According to Cristianini et al.'s analysis of a subset of the media—eight leading newspapers from the US and seven from the UK; a total of 218,302 stories—The Guardian is considerably more complex a read than any of the other major publications, including The New York Times. Surprisingly, so is the Daily Mail, whose formula of "celebrity 'X' is" happy/sad/disheveled/flirty/fat/pregnant/glowing/ and so on apparently belies its complexity (when I mentioned this to a friend who is an intellectual historian and Guardian reader, she said, "actually,sometimes I do read the Mail"). Together, according to Comscore, these three publications are the most read news sources in the world.

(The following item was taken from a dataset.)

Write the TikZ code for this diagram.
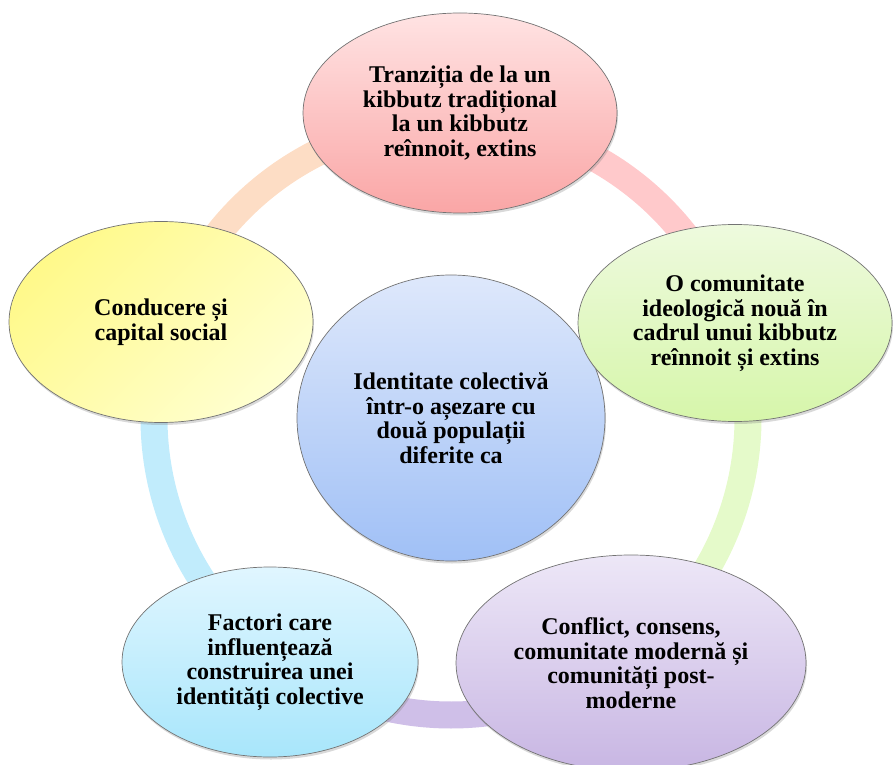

Cristianini et al. also measured the percentage of adjectives expressing judgments, such as "terrible" and "wonderful" in order to assess the publication's degree of linguistic subjectivity. Not surprisingly, tabloid newspapers tended to be more subjective, while the Wall Street Journal, perhaps owing to its focus on business and finance, was the most linguistically objective. Despite The Guardian and the Daily Mail's seemingly complex prose, the researchers found that, in general, readability and subjectivity tended to go hand-in-hand when they combined the most popular stories with writing styles. "While we cannot be sure about the causal factors at work here," they write, "our findings suggest the possibility, at least, that the language of hard news and dry factual reporting is as much as a deterrent to readers and viewers as the content." When political reporting was 'Flesched' out, so to speak, it was the most complex genre of news to read, and one of the least subjective.

When I asked Lim what he thought of the study via email, this, he said, was the pattern that stood out. "This means that at least in terms of the items included in the dataset, the media is opinionated and subjective at the same time that it is rendering these judgments in simplistic, unsubtle terms. This is not an encouraging pattern in journalistic conventions, especially given that the public appears to endorse it (given the correlation between the popularity of a story, its readability, and subjectivity)."

(...)

That all this data mining points to the importance of style is just one of the delightful ways that Big Crit can challenge our assumptions about the way markets and consumers and the world works. Of course, we are still, in analytical terms, learning to scrawl. As Colleen Cotter—perhaps the only person to have switched from journalism to linguistics and to then have produced a deep linguistic study of the language of news—cautions, we need to be careful about reading too much into "readability."

"If 'readability,' is just a quantitative measure, like length of words or structure of sentences (ones without clauses)," she says via email, "then it's a somewhat artificial way of 'counting.' It doesn't take into account familiarity, or native or intuitive or colloquial understandings of words, phrases, and narrative structures (like news stories or recipes or shopping lists or country-western lyrics)." Nor do readability formulas take into account "the specialist or local audience," says Cotter, who is a Reader in Media Linguistics at Queen Mary University in London. "I remember wondering why we had to have bridge scores published in the Redding, CA, paper, or why we had to call grieving family members, and the managing editor's claims that people expect that."

There are other limits to algorithmic content analysis too, as Lichter notes. "A content analysis of Animal Farm can tell you what Animal Farm says about animals," he says. "But it can't tell you what it says about Stalinism."